Yves Chiron, La longue marche des catholiques de Chine

La Chine et l’Eglise

Le récent et contro­versé accord pro­vi­soire signé entre le Saint-Siège et les auto­ri­tés de Pékin a rap­pelé la dou­lou­reuse et en vérité fort com­plexe situa­tion de l’Eglise catho­lique en Chine. Dou­lou­reuse du fait des per­sé­cu­tions dont elle est l’objet. Com­plexe car l’Etat com­mu­niste cherche depuis des décen­nies à prendre son contrôle ce qui crée une situa­tion de schisme avéré.
L
a lec­ture de l’étude très docu­men­tée d’Yves Chi­ron per­met de retra­cer l’histoire de cette Eglise si loin de Rome et ce, à tra­vers le temps long, de ses ori­gines jusqu’à nos jours, de l’époque de Saint Tho­mas et des Nes­to­riens jusqu’à celle du pape François.

On découvre ainsi que l’évangélisation de la Chine s’est faite par périodes, par vagues : celle des Nes­to­riens en effet, puis celle du Fran­cis­cains avec Jean de Mon­te­cor­vino au XIIIe siècle sui­vie aux XVIe et XVIIe siècles par celle des Jésuites qui eurent l’espoir de conver­tir l’élite, voire l’empereur à la foi du Christ. Très éclai­rantes sont les pages consa­crées aux fameuses que­relles des Termes et des Rites car elles montrent l’éternelle ques­tion de l’acculturation du chris­tia­nisme dans les terres loin­taines.
Les per­sé­cu­tions ne man­quèrent pas mais il appa­raît que le temps de la colo­ni­sa­tion euro­péenne au XIXe siècle, s’il ouvrit l’espace chi­nois à une vaste évan­gé­li­sa­tion, est aussi celui du natio­na­lisme, lequel ne veut voir dans le chris­tia­nisme que la reli­gion des étran­gers. D’où un sur­croît dans la vio­lence anticatholique.

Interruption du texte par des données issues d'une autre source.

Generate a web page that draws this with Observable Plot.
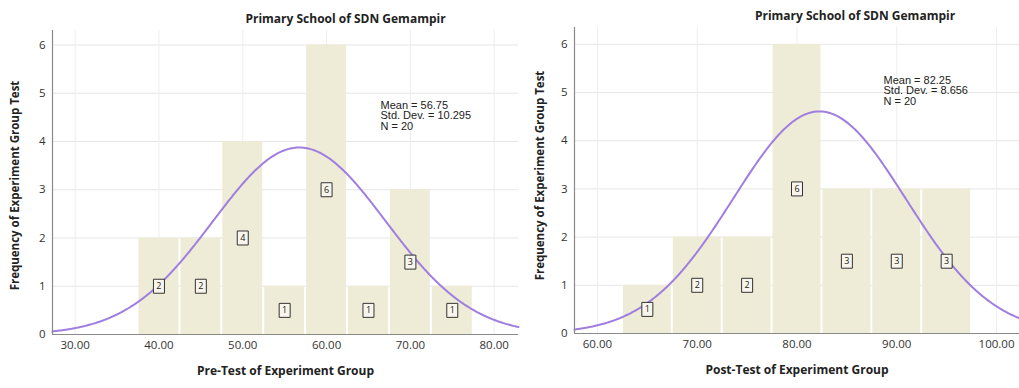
<!DOCTYPE html>
<html>
<head>
<meta charset="utf-8">
<script src="https://cdn.jsdelivr.net/npm/d3@7"></script>
<script src="https://cdn.jsdelivr.net/npm/@observablehq/plot@0.6"></script>
<style>
  html, body { margin: 0; padding: 0; background: #fff; }
  #wrap { position: relative; width: 1019px; height: 388px; overflow: hidden; }
  #wrap svg { position: absolute; top: 0; font-family: "Open Sans", "DejaVu Sans", sans-serif; }
  [aria-label="x-axis tick label"] text, [aria-label="y-axis tick label"] text { fill: #333; }
</style>
</head>
<body>
<div id="wrap"></div>
<script>
// ---- data ----
const chartTitle = "Primary School of SDN Gemampir";
const yTitle = "Frequency of Experiment Group Test";
const binWidth = 5;

const preTitle = "Pre-Test of Experiment Group";
const preMid = [40, 45, 50, 55, 60, 65, 70, 75];
const preCount = [2, 2, 4, 1, 6, 1, 3, 1];
const preMean = 56.75, preSD = 10.295, preN = 20;
const preXTicks = [30, 40, 50, 60, 70, 80];

const postTitle = "Post-Test of Experiment Group";
const postMid = [65, 70, 75, 80, 85, 90, 95];
const postCount = [1, 2, 2, 6, 3, 3, 3];
const postMean = 82.25, postSD = 8.656, postN = 20;
const postXTicks = [60, 70, 80, 90, 100];

const yTicks = [0, 1, 2, 3, 4, 5, 6];

const barColor = "#eeebd6";
const curveColor = "#a07ee0";
const axisColor = "#8a8a8a";

const boxSymbol = { draw(ctx) { ctx.rect(-5.5, -7, 11, 14); } };

function panel({mids, counts, mean, sd, n, sdText, xTicks, xDomain, yMax, xLabel,
                width, marginLeft, marginRight, marginTop, marginBottom,
                yLabelDx, yLabelDy, titleDx, statsDx, statsDy}) {
  const bins = mids.map((m, i) => ({mid: m, x1: m - binWidth / 2, x2: m + binWidth / 2, count: counts[i]}));
  const k = n * binWidth / (sd * Math.sqrt(2 * Math.PI));
  const curve = d3.range(xDomain[0], xDomain[1] + 0.05, 0.1)
    .map(x => ({x, y: k * Math.exp(-0.5 * ((x - mean) / sd) ** 2)}));
  const stats = [`Mean = ${mean.toFixed(2)}`, `Std. Dev. = ${sdText}`, `N = ${n}`].join("\n");
  return Plot.plot({
    width, height: 388, marginLeft, marginRight, marginTop, marginBottom,
    x: {domain: xDomain},
    y: {domain: [0, yMax]},
    style: {fontFamily: "'Open Sans', 'DejaVu Sans', sans-serif", fontSize: "11.5px", overflow: "visible"},
    marks: [
      Plot.gridY(yTicks, {stroke: "#e6e6e6", strokeOpacity: 1}),
      Plot.gridX(xTicks, {stroke: "#eeeeee", strokeOpacity: 1}),
      Plot.rectY(bins, {x1: "x1", x2: "x2", y: "count", fill: barColor, insetLeft: 1, insetRight: 1}),
      Plot.line(curve, {x: "x", y: "y", stroke: curveColor, strokeWidth: 2}),
      Plot.dot(bins, {x: "mid", y: d => d.count / 2, symbol: boxSymbol, fill: "#f8f6ec", stroke: "#333", strokeWidth: 1}),
      Plot.text(bins, {x: "mid", y: d => d.count / 2, text: d => String(d.count), fontSize: 9, fill: "#222"}),
      Plot.ruleX([xDomain[0]], {stroke: axisColor, strokeWidth: 1.2}),
      Plot.ruleY([0], {stroke: axisColor, strokeWidth: 1.2}),
      Plot.axisX(xTicks, {tickFormat: d => d.toFixed(2), tickSize: 0, tickPadding: 6, label: null}),
      Plot.axisY(yTicks, {tickFormat: d => String(d), tickSize: 0, tickPadding: 7, label: null}),
      Plot.text([xLabel], {frameAnchor: "bottom", dy: 40, fontWeight: "bold", fontSize: 12, fill: "#222"}),
      Plot.text([yTitle], {frameAnchor: "left", dx: yLabelDx, dy: yLabelDy, rotate: -90, textAnchor: "middle",
                           fontWeight: "bold", fontSize: 11.5, fill: "#222"}),
      Plot.text([chartTitle], {frameAnchor: "top", dx: titleDx, dy: -16, fontWeight: "bold", fontSize: 12, fill: "#222"}),
      Plot.text([stats], {frameAnchor: "top-left", dx: statsDx, dy: statsDy, textAnchor: "start", lineAnchor: "top",
                          lineHeight: 0.95, fontSize: 11, fill: "#222",
                          fontFamily: "'Liberation Sans', Arial, sans-serif"})
    ]
  });
}

const left = panel({
  mids: preMid, counts: preCount, mean: preMean, sd: preSD, n: preN, sdText: "10.295",
  xTicks: preXTicks, xDomain: [27.3, 82.9], yMax: 6.3, xLabel: preTitle,
  width: 520, marginLeft: 52, marginRight: 2, marginTop: 30, marginBottom: 54,
  yLabelDx: -37, yLabelDy: 3, titleDx: 60, statsDx: 328, statsDy: 71
});
left.style.left = "0px";

const right = panel({
  mids: postMid, counts: postCount, mean: postMean, sd: postSD, n: postN, sdText: "8.656",
  xTicks: postXTicks, xDomain: [57.7, 102.3], yMax: 6.35, xLabel: postTitle,
  width: 500, marginLeft: 55, marginRight: 0, marginTop: 27, marginBottom: 55,
  yLabelDx: -34, yLabelDy: -5, titleDx: 58, statsDx: 309, statsDy: 49
});
right.style.left = "519px";

document.getElementById("wrap").append(left, right);
</script>
</body>
</html>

Le pire arrive avec le tota­li­ta­risme com­mu­niste de Mao qui ne peut tolé­rer l’autonomie d’une telle struc­ture. Ainsi voit-on à l’œuvre depuis 1949 un curieux mélange d’athéisme, de natio­na­lisme et de pro­tes­tan­tisme (visible celui-ci dans la réforme des « Trois Auto­no­mies ») qui conduit Pékin sur la voie du schisme, ce rêve caressé par tous les sys­tèmes tota­li­taires du XXe siècle.
Il faut cou­per l’Eglise de Rome pour en faire une Eglise natio­nale et éta­tique. Les Chi­nois y par­viennent à tra­vers le Bureau natio­nal des Affaires reli­gieuses et l’Association patrio­tique catho­lique chi­noise qui pro­cède à des nomi­na­tions épiscopales.

On com­prend dès lors toute la com­plexité de la situa­tion pour la papauté : main­te­nir les fidèles dans l’unité, ne pas rompre le contact avec la Chine, nom­mer des évêques et rame­ner vers elle les schis­ma­tiques. Yves Chi­ron montre en fait que la poli­tique du Siège apos­to­lique face à Pékin en rap­pelle d’autres : celles face au fas­cisme, au nazisme, au com­mu­nisme de l’Europe orien­tale.
Au fil des pages qui conduisent jusqu’à l’accord de 2018 dit pro­vi­soire, on retrouve les ten­ta­tives d’accommodement d’un Pie XI ou d’un Paul VI, les doutes d’un Pie XII, les espoirs d’un Jean XXIII. Les cri­tiques expri­mées par le car­di­nal Zen contre cet accord rap­pellent celles de l’Eglise du silence dans les années 1960–1970. Ce texte en réa­lité – et c’est fort bien mon­tré dans le livre – per­met d’échapper au pire : des dio­cèses sans évêque. Mais il n’empêchera jamais les per­sé­cu­tions qui conti­nuent de tom­ber sur les fidèles du Christ.

La com­pro­mis­sion ou les cata­combes ? La ques­tion reste entière.

fre­de­ric le moal

Yves Chi­ron, La longue marche des catho­liques de Chine, Artège, mars 2019, 332 p. — 17, 90 €.